- _Exercise aim_: Extract only the first line of the listing and every line after it up to and including the one with "number; y: number;". Omit the pictures.
== == ==
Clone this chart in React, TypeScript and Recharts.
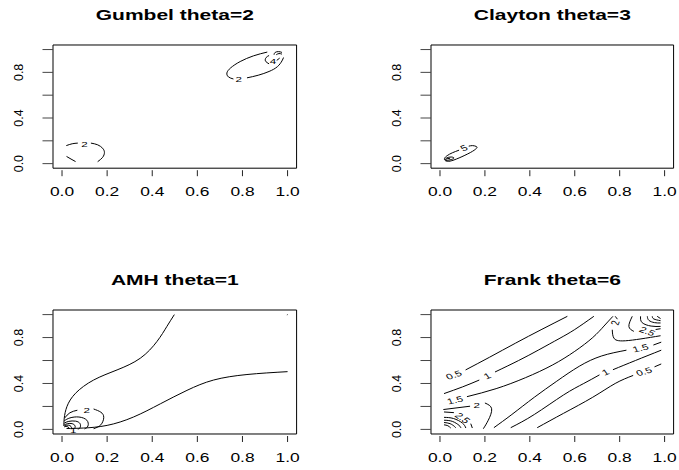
import React from 'react';
import { ComposedChart, Line, Scatter, XAxis, YAxis, ReferenceArea } from 'recharts';

type P = [number, number];
type Lab = { x: number; y: number; text: string; angle: number };

const titles = ['Gumbel theta=2', 'Clayton theta=3', 'AMH theta=1', 'Frank theta=6'];
const xTicks = [0, 0.2, 0.4, 0.6, 0.8, 1];
const yTicks = [0, 0.2, 0.4, 0.6, 0.8, 1];
const yLabelled = [0, 0.4, 0.8];

// contour pieces (gaps are where R put the labels)
const gumbelLines: P[][] = [
  [[0.019, 0.158], [0.045, 0.174], [0.07, 0.18]],
  [[0.128, 0.18], [0.158, 0.165], [0.18, 0.135], [0.188, 0.098], [0.18, 0.055], [0.158, 0.017]],
  [[0.02, 0.063], [0.04, 0.04], [0.06, 0.018]],
  [[0.76, 0.742], [0.738, 0.76], [0.731, 0.795], [0.748, 0.84], [0.79, 0.895], [0.849, 0.945], [0.91, 0.978]],
  [[0.82, 0.752], [0.87, 0.775], [0.918, 0.808], [0.955, 0.85], [0.975, 0.9], [0.982, 0.93]],
  [[0.918, 0.875], [0.902, 0.9], [0.905, 0.93], [0.918, 0.948]],
  [[0.952, 0.905], [0.965, 0.925]],
  [[0.94, 0.955], [0.945, 0.975], [0.96, 0.982], [0.975, 0.975]],
  [[0.95, 0.955], [0.962, 0.965], [0.975, 0.96]],
];
const gumbelLabels: Lab[] = [
  { x: 0.099, y: 0.17, text: '2', angle: 0 },
  { x: 0.783, y: 0.74, text: '2', angle: 0 },
  { x: 0.935, y: 0.9, text: '4', angle: 0 },
];

const claytonLines: P[][] = [
  [[0.085, 0.118], [0.055, 0.095], [0.032, 0.07], [0.02, 0.045], [0.025, 0.025], [0.045, 0.022], [0.085, 0.05], [0.135, 0.097], [0.162, 0.133], [0.162, 0.15], [0.145, 0.158], [0.128, 0.153]],
  [[0.022, 0.032], [0.03, 0.05], [0.05, 0.058], [0.062, 0.048], [0.045, 0.033], [0.026, 0.028]],
  [[0.025, 0.035], [0.035, 0.045], [0.045, 0.042]],
];
const claytonLabels: Lab[] = [{ x: 0.107, y: 0.137, text: '5', angle: 20 }];

const amhLines: P[][] = [
  [[0.008, 0.03], [0.01, 0.1], [0.022, 0.2], [0.06, 0.315], [0.14, 0.43], [0.244, 0.518], [0.347, 0.62], [0.421, 0.766], [0.465, 0.897], [0.498, 1.0]],
  [[0.02, 0.008], [0.096, 0.012], [0.2, 0.035], [0.317, 0.108], [0.436, 0.223], [0.554, 0.34], [0.672, 0.43], [0.82, 0.478], [1.0, 0.503]],
  [[0.012, 0.1], [0.035, 0.145], [0.068, 0.167]],
  [[0.14, 0.178], [0.172, 0.15], [0.185, 0.105], [0.172, 0.04], [0.14, 0.006]],
  [[0.01, 0.075], [0.035, 0.1], [0.075, 0.108], [0.11, 0.08], [0.115, 0.03], [0.1, 0.004]],
  [[0.01, 0.055], [0.03, 0.07], [0.06, 0.072], [0.08, 0.05], [0.08, 0.015], [0.07, 0.003]],
  [[0.01, 0.04], [0.025, 0.05], [0.045, 0.05], [0.058, 0.03], [0.055, 0.005]],
  [[0.01, 0.03], [0.02, 0.036], [0.035, 0.034], [0.042, 0.015], [0.04, 0.003]],
  [[0.01, 0.022], [0.018, 0.026], [0.028, 0.02], [0.03, 0.005]],
  [[0.997, 0.997], [1.0, 1.0]],
];
const amhLabels: Lab[] = [
  { x: 0.11, y: 0.167, text: '2', angle: 0 },
  { x: 0.05, y: -0.01, text: '1', angle: 0 },
];

const frankLines: P[][] = [
  [[0.114, 0.518], [0.22, 0.628], [0.337, 0.752], [0.45, 0.868], [0.567, 0.985]],
  [[0.018, 0.312], [0.1, 0.37], [0.175, 0.43]],
  [[0.245, 0.5], [0.35, 0.6], [0.44, 0.693], [0.53, 0.79], [0.6, 0.87], [0.685, 0.985]],
  [[0.12, 0.285], [0.25, 0.355], [0.38, 0.45], [0.5, 0.56], [0.6, 0.68], [0.68, 0.8], [0.73, 0.9], [0.77, 0.985]],
  [[0.015, 0.173], [0.134, 0.202]],
  [[0.2, 0.23], [0.23, 0.18], [0.215, 0.08], [0.193, 0.006]],
  [[0.018, 0.152], [0.062, 0.146]],
  [[0.137, 0.05], [0.144, 0.012]],
  [[0.018, 0.105], [0.06, 0.095], [0.1, 0.055], [0.115, 0.012]],
  [[0.018, 0.08], [0.055, 0.07], [0.085, 0.035], [0.093, 0.012]],
  [[0.018, 0.06], [0.045, 0.05], [0.065, 0.025], [0.07, 0.012]],
  [[0.018, 0.04], [0.035, 0.032], [0.048, 0.012]],
  [[0.433, 0.015], [0.55, 0.14], [0.68, 0.28], [0.78, 0.4], [0.86, 0.47]],
  [[0.955, 0.545], [0.985, 0.57]],
  [[0.315, 0.015], [0.42, 0.13], [0.55, 0.3], [0.64, 0.4], [0.71, 0.475]],
  [[0.77, 0.52], [0.87, 0.6], [0.985, 0.69]],
  [[0.24, 0.015], [0.32, 0.13], [0.42, 0.28], [0.52, 0.42], [0.62, 0.55], [0.72, 0.64], [0.83, 0.69]],
  [[0.95, 0.735], [0.985, 0.76]],
  [[0.78, 0.985], [0.79, 0.96]],
  [[0.767, 0.868], [0.774, 0.796], [0.826, 0.772], [0.982, 0.816]],
  [[0.856, 0.985], [0.841, 0.897], [0.863, 0.854]],
  [[0.96, 0.87], [0.982, 0.877]],
  [[0.893, 0.985], [0.9, 0.93], [0.94, 0.9], [0.982, 0.897]],
  [[0.923, 0.985], [0.93, 0.95], [0.955, 0.93], [0.982, 0.927]],
  [[0.945, 0.985], [0.952, 0.962], [0.982, 0.947]],
  [[0.967, 0.985], [0.982, 0.965]],
];
const frankLabels: Lab[] = [
  { x: 0.062, y: 0.474, text: '0.5', angle: 18 },
  { x: 0.21, y: 0.466, text: '1', angle: 20 },
  { x: 0.067, y: 0.254, text: '1.5', angle: 12 },
  { x: 0.163, y: 0.21, text: '2', angle: 0 },
  { x: 0.1, y: 0.1, text: '2.5', angle: -35 },
  { x: 0.737, y: 0.497, text: '1', angle: 20 },
  { x: 0.908, y: 0.503, text: '0.5', angle: 15 },
  { x: 0.893, y: 0.708, text: '1.5', angle: 12 },
  { x: 0.78, y: 0.927, text: '2', angle: 70 },
  { x: 0.923, y: 0.854, text: '2.5', angle: -20 },
];

const panels = [
  { title: titles[0], lines: gumbelLines, labels: gumbelLabels, box: { left: 52.7, right: 296.3, top: 45.3, bottom: 168.5 } },
  { title: titles[1], lines: claytonLines, labels: claytonLabels, box: { left: 430.7, right: 673.3, top: 45.3, bottom: 168.5 } },
  { title: titles[2], lines: amhLines, labels: amhLabels, box: { left: 52.7, right: 296.3, top: 310, bottom: 434 } },
  { title: titles[3], lines: frankLines, labels: frankLabels, box: { left: 430.7, right: 673.3, top: 310, bottom: 434 } },
];

const S = 1.45; // R's text comes out wider than tall here
const FONT = '"Liberation Sans", Arial, Helvetica, sans-serif';

const XTick = (props: any) => {
  const { x, y, payload } = props;
  return (
    <g>
      <line x1={x} x2={x} y1={y + 2} y2={y + 8} stroke="#222" />
      <text transform={`translate(${x},${y + 28}) scale(${S},1)`} textAnchor="middle" fontSize={12} fontFamily={FONT} fill="#000">
        {Number(payload.value).toFixed(1)}
      </text>
    </g>
  );
};

const YTick = (props: any) => {
  const { x, y, payload } = props;
  const v = Number(payload.value);
  return (
    <g>
      <line x1={x - 10.5} x2={x} y1={y} y2={y} stroke="#444" />
      {yLabelled.includes(v) && (
        <text transform={`translate(${x - 30},${y}) rotate(-90)`} textAnchor="middle" fontSize={12.5} fontFamily={FONT} fill="#000">
          {v.toFixed(1)}
        </text>
      )}
    </g>
  );
};

const ContourLabel = (props: any) => {
  const { cx, cy, payload } = props;
  if (cx == null || cy == null) return <g />;
  const a = (Math.atan(S * Math.tan((payload.angle * Math.PI) / 180)) * 180) / Math.PI;
  return (
    <g transform={`translate(${cx},${cy}) scale(${S},1) rotate(${-a})`}>
      <text textAnchor="middle" dy="0.35em" fontSize={8} fontFamily={FONT} fill="#000">
        {payload.text}
      </text>
    </g>
  );
};

const Panel = ({ title, lines, labels, box }: any) => {
  const padL = 50;
  const padT = 45;
  const padR = 5;
  const padB = 42;
  const w = box.right - box.left + padL + padR;
  const h = box.bottom - box.top + padT + padB;
  return (
    <div style={{ position: 'absolute', left: box.left - padL, top: box.top - padT }}>
      <ComposedChart width={w} height={h} margin={{ top: padT, right: padR, bottom: padB - 30, left: padL - 40 }}>
        <XAxis type="number" dataKey="x" domain={[-0.04, 1.04]} ticks={xTicks} interval={0} allowDataOverflow
          axisLine={false} tickLine={false} tickSize={0} tickMargin={0} height={30} tick={<XTick />} />
        <YAxis type="number" dataKey="y" domain={[-0.04, 1.04]} ticks={yTicks} interval={0} allowDataOverflow
          axisLine={false} tickLine={false} tickSize={0} tickMargin={0} width={40} tick={<YTick />} />
        <ReferenceArea x1={-0.04} x2={1.04} y1={-0.04} y2={1.04} fill="none" stroke="#000" strokeWidth={1} ifOverflow="visible" />
        {lines.map((seg: P[], i: number) => (
          <Line key={i} data={seg.map(([x, y]) => ({ x, y }))} dataKey="y" type="natural" stroke="#000"
            strokeWidth={1} dot={false} activeDot={false} isAnimationActive={false} />
        ))}
        <Scatter data={labels} dataKey="y" shape={<ContourLabel />} isAnimationActive={false} />
      </ComposedChart>
      <svg width={w} height={padT} style={{ position: 'absolute', left: 0, top: 0 }}>
        <text transform={`translate(${padL + (box.right - box.left) / 2},${padT - 24.6}) scale(${S},1)`} textAnchor="middle"
          fontSize={14.5} fontWeight="bold" fontFamily={FONT} fill="#000">
          {title}
        </text>
      </svg>
    </div>
  );
};

export default function App() {
  return (
    <div style={{ position: 'absolute', left: 0, top: 0, width: 679, height: 470, background: '#fff', overflow: 'hidden' }}>
      {panels.map((p) => (
        <Panel key={p.title} {...p} />
      ))}
    </div>
  );
}
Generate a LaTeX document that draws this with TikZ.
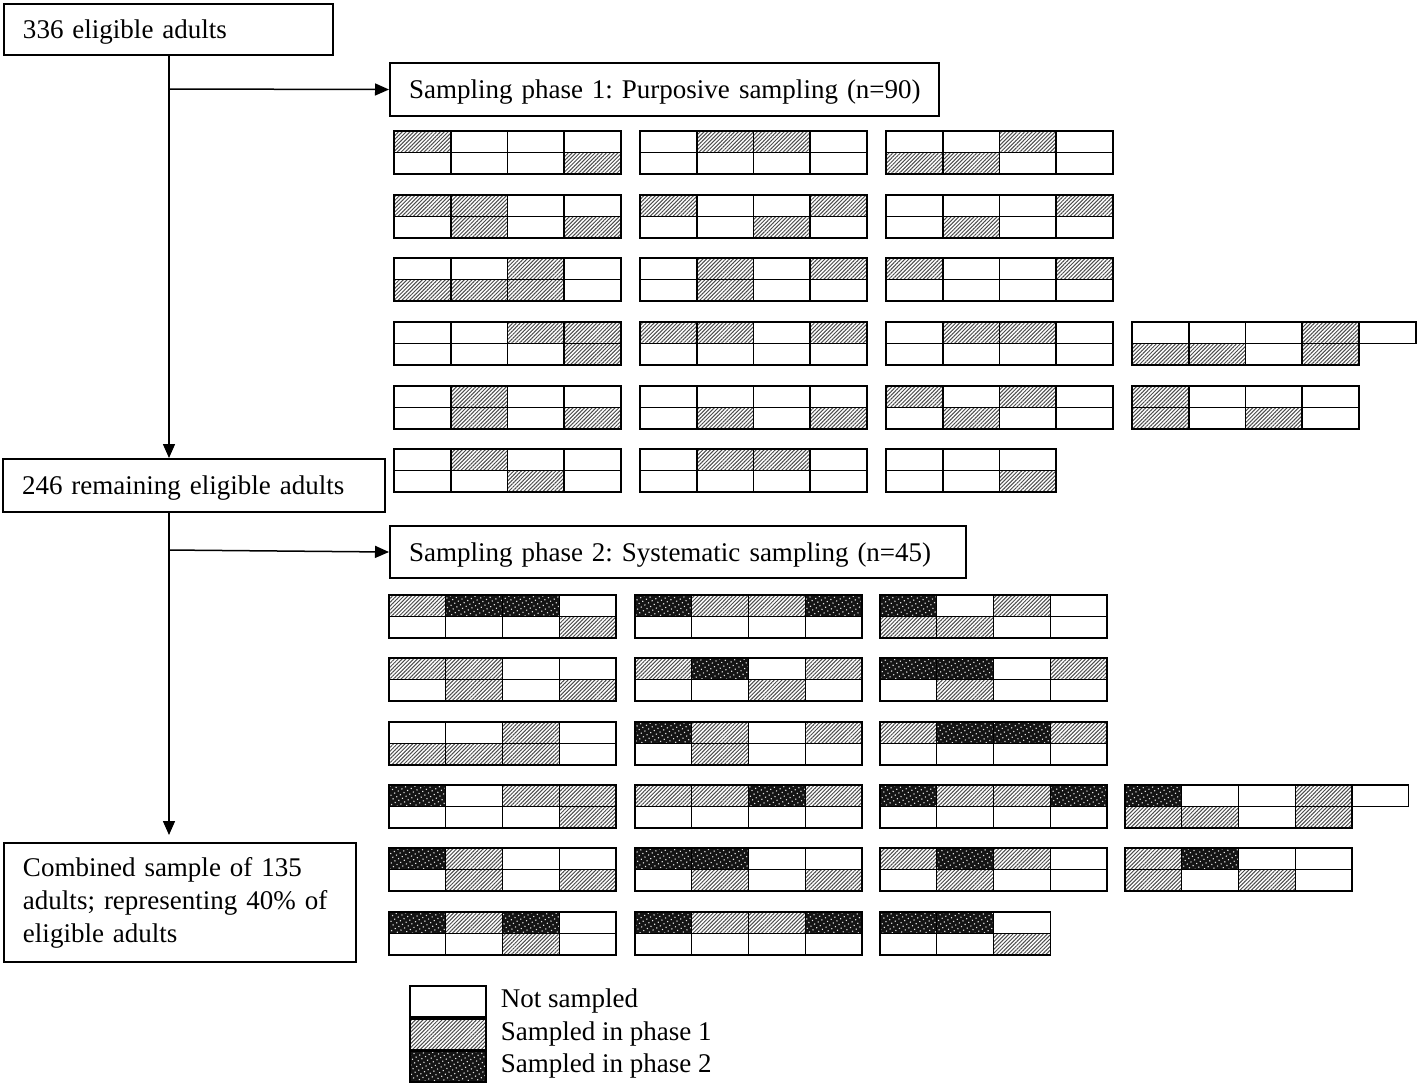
\documentclass[tikz,border=0pt]{standalone}
\usepackage{fontspec}
\setmainfont{Liberation Serif}
\usetikzlibrary{arrows.meta,patterns.meta}
\frenchspacing
\newcommand\mygrid[4]{%
  \foreach \v [count=\i from 0] in {#3} {\path[st\v] ({#1+\i*56.75},{#2}) rectangle ++(56.75,21.5);}
  \foreach \v [count=\i from 0] in {#4} {\path[st\v] ({#1+\i*56.75},{#2+21.5}) rectangle ++(56.75,21.5);}
}
\begin{document}
\begin{tikzpicture}[x=0.5pt,y=-0.5pt,
  txt/.style={font=\fontsize{13.5}{16.5}\selectfont},
  flow/.style={txt,draw,line width=1pt,anchor=north west,align=left,inner xsep=9.5pt,inner ysep=0pt},
  one/.style={text depth=0pt},
  conn/.style={line width=0.75pt},
  arr/.style={conn,-{Triangle[length=7pt,width=6pt]}},
  st0/.style={draw,fill=white},
  st1/.style={draw,preaction={fill=white},pattern={Lines[angle=45,distance=1.35pt,line width=0.5pt]},pattern color=black!70},
  st2/.style={draw,preaction={fill=black!92},pattern={Dots[radius=0.4pt,distance=2.1pt,angle=30]},pattern color=white!80!gray},
]
\useasboundingbox (0,0) rectangle (1418,1084);

% flow boxes
\node[flow,one,text width=145.5pt,minimum height=25.5pt] (b1) at (3,3) {\mbox{336 eligible adults}};
\node[flow,one,text width=255.5pt,minimum height=26.5pt] (p1) at (389,62) {\mbox{Sampling phase 1: Purposive sampling (n=90)}};
\node[flow,one,text width=172pt,minimum height=26.5pt] (b2) at (2,458) {\mbox{246 remaining eligible adults}};
\node[flow,one,text width=269pt,minimum height=26pt] (p2) at (389,525) {\mbox{Sampling phase 2: Systematic sampling (n=45)}};
\node[flow,text width=157pt,minimum height=59.5pt] (b3) at (3,842) {Combined sample of 135\\adults; representing 40\% of\\eligible adults};

% connectors
\coordinate (sp) at (169,0);
\coordinate (j1) at (169,89);
\coordinate (j2) at (169,550);
\draw[arr] (b1.south -| sp) -- (b2.north -| sp);
\draw[arr,shorten >=3.5pt] (b2.south -| sp) -- (b3.north -| sp);
\draw[arr] (j1) -- (p1.west);
\draw[arr] (j2) -- (p2.west);

% phase 1 grids
\begin{scope}[line width=0.9pt]
\mygrid{394}{131}{1,0,0,0}{0,0,0,1}
\mygrid{640}{131}{0,1,1,0}{0,0,0,0}
\mygrid{886}{131}{0,0,1,0}{1,1,0,0}
\mygrid{394}{195}{1,1,0,0}{0,1,0,1}
\mygrid{640}{195}{1,0,0,1}{0,0,1,0}
\mygrid{886}{195}{0,0,0,1}{0,1,0,0}
\mygrid{394}{258}{0,0,1,0}{1,1,1,0}
\mygrid{640}{258}{0,1,0,1}{0,1,0,0}
\mygrid{886}{258}{1,0,0,1}{0,0,0,0}
\mygrid{394}{322}{0,0,1,1}{0,0,0,1}
\mygrid{640}{322}{1,1,0,1}{0,0,0,0}
\mygrid{886}{322}{0,1,1,0}{0,0,0,0}
\mygrid{1132}{322}{0,0,0,1,0}{1,1,0,1}
\mygrid{394}{386}{0,1,0,0}{0,1,0,1}
\mygrid{640}{386}{0,0,0,0}{0,1,0,1}
\mygrid{886}{386}{1,0,1,0}{0,1,0,0}
\mygrid{1132}{386}{1,0,0,0}{1,0,1,0}
\mygrid{394}{449}{0,1,0,0}{0,0,1,0}
\mygrid{640}{449}{0,1,1,0}{0,0,0,0}
\mygrid{886}{449}{0,0,0}{0,0,1}
\end{scope}

% phase 2 grids
\begin{scope}[line width=0.65pt]
\mygrid{389}{595}{1,2,2,0}{0,0,0,1}
\mygrid{635}{595}{2,1,1,2}{0,0,0,0}
\mygrid{880}{595}{2,0,1,0}{1,1,0,0}
\mygrid{389}{658}{1,1,0,0}{0,1,0,1}
\mygrid{635}{658}{1,2,0,1}{0,0,1,0}
\mygrid{880}{658}{2,2,0,1}{0,1,0,0}
\mygrid{389}{722}{0,0,1,0}{1,1,1,0}
\mygrid{635}{722}{2,1,0,1}{0,1,0,0}
\mygrid{880}{722}{1,2,2,1}{0,0,0,0}
\mygrid{389}{785}{2,0,1,1}{0,0,0,1}
\mygrid{635}{785}{1,1,2,1}{0,0,0,0}
\mygrid{880}{785}{2,1,1,2}{0,0,0,0}
\mygrid{1125}{785}{2,0,0,1,0}{1,1,0,1}
\mygrid{389}{848}{2,1,0,0}{0,1,0,1}
\mygrid{635}{848}{2,2,0,0}{0,1,0,1}
\mygrid{880}{848}{1,2,1,0}{0,1,0,0}
\mygrid{1125}{848}{1,2,0,0}{1,0,1,0}
\mygrid{389}{912}{2,1,2,0}{0,0,1,0}
\mygrid{635}{912}{2,1,1,2}{0,0,0,0}
\mygrid{880}{912}{2,2,0}{0,0,1}
\end{scope}

% legend
\begin{scope}[line width=0.75pt]
\node[st0,minimum width=38pt,minimum height=15.5pt,inner sep=0pt,anchor=north west] (l0) at (409,985) {};
\node[st1,minimum width=38pt,minimum height=15.5pt,inner sep=0pt,anchor=north west] (l1) at (409,1018) {};
\node[st2,minimum width=38pt,minimum height=15.5pt,inner sep=0pt,anchor=north west] (l2) at (409,1050) {};
\end{scope}
\node[txt,anchor=west,inner xsep=0pt,xshift=7pt] (t0) at (l0.east) {Not sampled};
\node[txt,anchor=west,inner xsep=0pt,xshift=7pt] (t1) at (l1.east) {Sampled in phase 1};
\node[txt,anchor=west,inner xsep=0pt,xshift=7pt] (t2) at (l2.east) {Sampled in phase 2};
\end{tikzpicture}
\end{document}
== == ==
- _Written answer_:
Clone this chart in React, TypeScript and Recharts.
import React from 'react';
import { ComposedChart, Line, Scatter, XAxis, YAxis, ReferenceArea } from 'recharts';

type P = [number, number];
type Lab = { x: number; y: number; text: string; angle: number };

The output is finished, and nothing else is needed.